We told Sofia, 46, that her mother told us her movie, “Paris Can Wait” was in some ways inspired by Sofia’s “Lost In Translation” because she learned from that film and Sofia that you can take elements of your own life and fictionalize them.
So what does she think she learned from her mother professionally and what lessons does she want to pass down to her daughters Romy, 11 and Cosima, 7, with musician-hubby Thomas Mars?
Sofia replied, “Just growing up, my mother was always interested in contemporary art and brought us to museums to see exhibits and always encouraged us to make art and be creative, so that was very encouraging and it’s what I got from her. And also her demeanor, she is calm and I think my demeanor on set comes from my mother who keeps a calm exterior in the storm.”
She continued, “I feel like now having daughters, I draw so much on what my mother taught me and just her values of what is important and how you want to be as a person and as a woman and to be able to express yourself. So I find that I have learned a lot from her about being a mother and then also as an artist.”
So what was her impression of her mother’s documentary, “Hearts Of Darkness: A Filmmaker’s Apocalypse,” which was a 1991 documentary film about the production of the 1979 epic Vietnam War feature film “Apocalypse Now?”
She said, “That is an incredible movie for anyone that wants to know about, just to see an artist at work, and the highs and lows. That was such a different time in making that film and that situation and I am so grateful that she filmed it.”
Dressed sharply in an Atlantic Escole jacket, Acne jeans and Chanel sandals, Sofia talked to us about her latest movie “The Beguiled” which recently won for her the Best Director Award at the 2017 Cannes Film Festival where it was selected to compete for the Palme d’Or in the main competition section.
A remake of the 1971 Western film of the same name, the film stars Nicole Kidman, Kirsten Dunst, Elle Fanning and Colin Farrell. Does she like working with the same cast and crew all the time like Woody Allen?
“I think a lot of directors do that and I try to be open to new actors,” she said. “I love working with new actors and discovering people. But I connect with Kirsten as some kind of alter ego, or someone that is a great partner for me to work with. And we have done three films, this is our third film. And Elle, I met her when she was 11 and I thought she was so unique. I am still excited to see what she does when she gets older and has more complex roles and so I was excited to get to work with her now as a young woman.”

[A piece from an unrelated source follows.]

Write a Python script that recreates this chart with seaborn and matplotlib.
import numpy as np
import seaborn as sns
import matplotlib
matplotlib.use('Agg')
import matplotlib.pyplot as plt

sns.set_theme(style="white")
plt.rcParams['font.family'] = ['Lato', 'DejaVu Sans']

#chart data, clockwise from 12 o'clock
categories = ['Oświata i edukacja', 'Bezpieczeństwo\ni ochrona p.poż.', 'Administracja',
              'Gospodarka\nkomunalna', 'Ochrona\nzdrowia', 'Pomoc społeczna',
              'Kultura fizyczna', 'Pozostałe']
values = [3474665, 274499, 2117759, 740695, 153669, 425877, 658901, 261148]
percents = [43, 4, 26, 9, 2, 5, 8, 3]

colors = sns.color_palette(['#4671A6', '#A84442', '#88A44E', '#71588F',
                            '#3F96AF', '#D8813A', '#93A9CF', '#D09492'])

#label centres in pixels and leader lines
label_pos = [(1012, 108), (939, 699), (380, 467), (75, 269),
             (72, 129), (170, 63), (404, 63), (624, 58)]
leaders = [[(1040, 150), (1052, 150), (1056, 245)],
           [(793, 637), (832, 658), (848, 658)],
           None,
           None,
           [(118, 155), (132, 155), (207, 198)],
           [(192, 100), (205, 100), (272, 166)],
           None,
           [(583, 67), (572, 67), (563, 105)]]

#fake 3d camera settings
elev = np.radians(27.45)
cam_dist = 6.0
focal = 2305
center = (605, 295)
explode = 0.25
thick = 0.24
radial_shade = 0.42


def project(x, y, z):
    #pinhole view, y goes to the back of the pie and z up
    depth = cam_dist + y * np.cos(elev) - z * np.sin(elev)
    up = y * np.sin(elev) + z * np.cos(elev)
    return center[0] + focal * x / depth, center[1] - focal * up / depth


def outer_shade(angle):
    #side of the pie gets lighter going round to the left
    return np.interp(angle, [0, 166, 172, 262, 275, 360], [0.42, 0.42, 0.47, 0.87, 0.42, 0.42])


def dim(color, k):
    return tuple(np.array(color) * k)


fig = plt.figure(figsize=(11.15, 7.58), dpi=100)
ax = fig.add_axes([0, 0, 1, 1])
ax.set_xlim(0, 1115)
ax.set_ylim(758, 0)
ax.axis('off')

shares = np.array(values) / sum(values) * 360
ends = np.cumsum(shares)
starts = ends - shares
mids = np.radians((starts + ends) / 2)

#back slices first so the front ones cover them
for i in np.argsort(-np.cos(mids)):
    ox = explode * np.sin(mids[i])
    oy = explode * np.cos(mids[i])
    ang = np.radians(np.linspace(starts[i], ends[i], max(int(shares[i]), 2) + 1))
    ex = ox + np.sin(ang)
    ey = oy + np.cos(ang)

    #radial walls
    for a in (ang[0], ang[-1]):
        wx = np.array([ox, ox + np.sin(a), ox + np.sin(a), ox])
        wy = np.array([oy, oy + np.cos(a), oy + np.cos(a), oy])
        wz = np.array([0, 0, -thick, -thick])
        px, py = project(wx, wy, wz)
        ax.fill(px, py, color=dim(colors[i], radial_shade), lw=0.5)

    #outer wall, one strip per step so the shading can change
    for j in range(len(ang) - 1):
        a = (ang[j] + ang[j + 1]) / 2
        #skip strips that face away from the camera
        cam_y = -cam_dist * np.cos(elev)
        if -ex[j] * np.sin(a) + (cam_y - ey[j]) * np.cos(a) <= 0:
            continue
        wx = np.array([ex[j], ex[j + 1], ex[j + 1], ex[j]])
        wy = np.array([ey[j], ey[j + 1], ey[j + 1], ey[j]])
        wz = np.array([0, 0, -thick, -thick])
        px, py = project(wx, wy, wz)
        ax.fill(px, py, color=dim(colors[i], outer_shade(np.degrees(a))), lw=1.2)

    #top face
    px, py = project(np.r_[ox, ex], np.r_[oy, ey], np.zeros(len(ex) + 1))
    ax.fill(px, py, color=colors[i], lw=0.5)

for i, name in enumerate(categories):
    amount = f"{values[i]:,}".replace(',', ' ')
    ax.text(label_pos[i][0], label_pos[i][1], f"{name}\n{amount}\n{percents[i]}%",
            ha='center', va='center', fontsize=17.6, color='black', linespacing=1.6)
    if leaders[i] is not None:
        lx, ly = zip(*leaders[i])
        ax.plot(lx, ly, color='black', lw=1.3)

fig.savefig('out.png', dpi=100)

She added, “Now, I feel closer to Kirsten and Elle and I see them more as young women because when I met them they were kids. I still feel like they were like little sisters to me. But I enjoy that we can talk about more things because now they are adults. I love watching them when they act. They do the roles how I imagined. But they also bring so much more to it, so it’s exciting.”
As a filmmaker and a member of the audience, which does she prefer – drama or comedy?
“Oh, I can’t choose,” she admitted. “I really enjoy both. And a lot of them, they fit together. I love stories that incorporate both. Because in life sometimes, the sad or dramatic moment will have something funny that breaks the tension. So I really love both. It’s hard to choose.”